The rumor mill has the latest on the long-running saga about whether the administration will nominate Harvard Law professor and TARP watchdog Elizabeth Warren to head her brainchild consumer-protection agency since it was created by the Dodd-Frank financial-regulation bill. Apparently, the White House was considering appointing her the "interim" director of the agency during its initial shakedown period before nominating her -- or another candidate -- to undergo Senate confirmation and head the agency permanently.
The White House denied that the plan is under consideration, but that simply suggests they have already discarded the option. Appointing Warren as an interim director is a poor plan both substantively and strategically: On policy, she's right for the job, so the president should appoint her and keep her there. Politically, no one will be fooled by appointing her interim director, and the president will still face conservative objections. Should he remove her after that, it would be a major symbolic defeat, and if he thinks he can win the fight, why not have it now -- before the election?

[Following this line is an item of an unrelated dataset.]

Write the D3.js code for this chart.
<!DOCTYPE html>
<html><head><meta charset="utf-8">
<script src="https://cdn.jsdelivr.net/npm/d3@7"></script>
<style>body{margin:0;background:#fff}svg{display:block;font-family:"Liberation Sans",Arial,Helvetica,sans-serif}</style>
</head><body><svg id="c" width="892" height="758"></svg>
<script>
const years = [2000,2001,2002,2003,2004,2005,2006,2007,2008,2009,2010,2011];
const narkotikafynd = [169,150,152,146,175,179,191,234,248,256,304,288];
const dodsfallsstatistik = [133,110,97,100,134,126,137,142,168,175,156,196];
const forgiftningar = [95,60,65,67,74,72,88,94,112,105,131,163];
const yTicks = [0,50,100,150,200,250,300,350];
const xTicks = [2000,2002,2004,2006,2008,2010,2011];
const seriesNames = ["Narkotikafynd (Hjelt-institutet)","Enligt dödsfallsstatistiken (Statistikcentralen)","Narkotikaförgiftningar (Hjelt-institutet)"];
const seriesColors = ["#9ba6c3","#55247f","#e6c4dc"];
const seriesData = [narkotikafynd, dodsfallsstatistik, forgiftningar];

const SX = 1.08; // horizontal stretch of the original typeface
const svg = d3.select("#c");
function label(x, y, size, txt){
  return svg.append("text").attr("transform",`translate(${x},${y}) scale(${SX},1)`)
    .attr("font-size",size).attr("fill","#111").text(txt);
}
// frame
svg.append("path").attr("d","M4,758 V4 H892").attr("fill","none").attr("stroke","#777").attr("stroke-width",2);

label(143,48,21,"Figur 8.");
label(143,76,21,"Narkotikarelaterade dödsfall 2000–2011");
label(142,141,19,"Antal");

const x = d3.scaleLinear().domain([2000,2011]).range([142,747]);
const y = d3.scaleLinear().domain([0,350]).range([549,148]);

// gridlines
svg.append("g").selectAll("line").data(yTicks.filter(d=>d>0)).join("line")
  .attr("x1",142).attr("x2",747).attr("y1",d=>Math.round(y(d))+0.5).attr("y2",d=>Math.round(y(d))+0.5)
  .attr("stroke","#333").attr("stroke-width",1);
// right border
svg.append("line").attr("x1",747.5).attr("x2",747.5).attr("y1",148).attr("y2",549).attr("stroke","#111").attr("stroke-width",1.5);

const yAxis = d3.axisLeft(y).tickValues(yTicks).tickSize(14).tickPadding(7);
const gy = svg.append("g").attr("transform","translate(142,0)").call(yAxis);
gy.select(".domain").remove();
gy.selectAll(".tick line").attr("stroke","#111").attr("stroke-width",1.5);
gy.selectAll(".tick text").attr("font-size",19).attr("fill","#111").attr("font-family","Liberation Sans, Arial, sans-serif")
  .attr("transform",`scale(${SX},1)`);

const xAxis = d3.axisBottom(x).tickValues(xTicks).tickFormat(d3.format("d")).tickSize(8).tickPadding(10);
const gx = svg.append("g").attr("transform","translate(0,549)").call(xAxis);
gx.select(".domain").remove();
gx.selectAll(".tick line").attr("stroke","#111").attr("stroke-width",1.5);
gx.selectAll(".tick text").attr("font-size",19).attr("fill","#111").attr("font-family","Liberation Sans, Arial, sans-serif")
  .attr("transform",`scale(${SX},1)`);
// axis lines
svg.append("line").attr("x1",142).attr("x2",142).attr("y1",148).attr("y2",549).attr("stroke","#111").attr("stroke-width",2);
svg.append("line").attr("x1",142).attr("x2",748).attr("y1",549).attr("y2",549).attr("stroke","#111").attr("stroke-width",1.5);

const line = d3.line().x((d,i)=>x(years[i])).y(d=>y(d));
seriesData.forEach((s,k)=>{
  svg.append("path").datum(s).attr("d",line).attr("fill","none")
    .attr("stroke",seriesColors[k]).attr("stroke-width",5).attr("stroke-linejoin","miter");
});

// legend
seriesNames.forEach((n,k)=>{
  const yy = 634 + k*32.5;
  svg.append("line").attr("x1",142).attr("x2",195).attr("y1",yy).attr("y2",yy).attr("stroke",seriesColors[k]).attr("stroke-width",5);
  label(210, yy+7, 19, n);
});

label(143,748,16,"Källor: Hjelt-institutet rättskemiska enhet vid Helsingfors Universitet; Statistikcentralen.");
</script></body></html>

The more likely calculus is that the administration will appoint her or not, and the impression I come away with is that the appointment is still the most probable outcome. There is some sign of that in the president's comments at his recent press conference praising her and casting her critics as part of partisan Republican opposition. The Consumer Financial Protection Bureau has always been the president's greatest interest in the financial overhaul; of the few times he personally intervened in the legislative process, it was often to defend the CFPB. It's hard to think he'd work so hard to create the new agency and then fail to appoint its prime mover.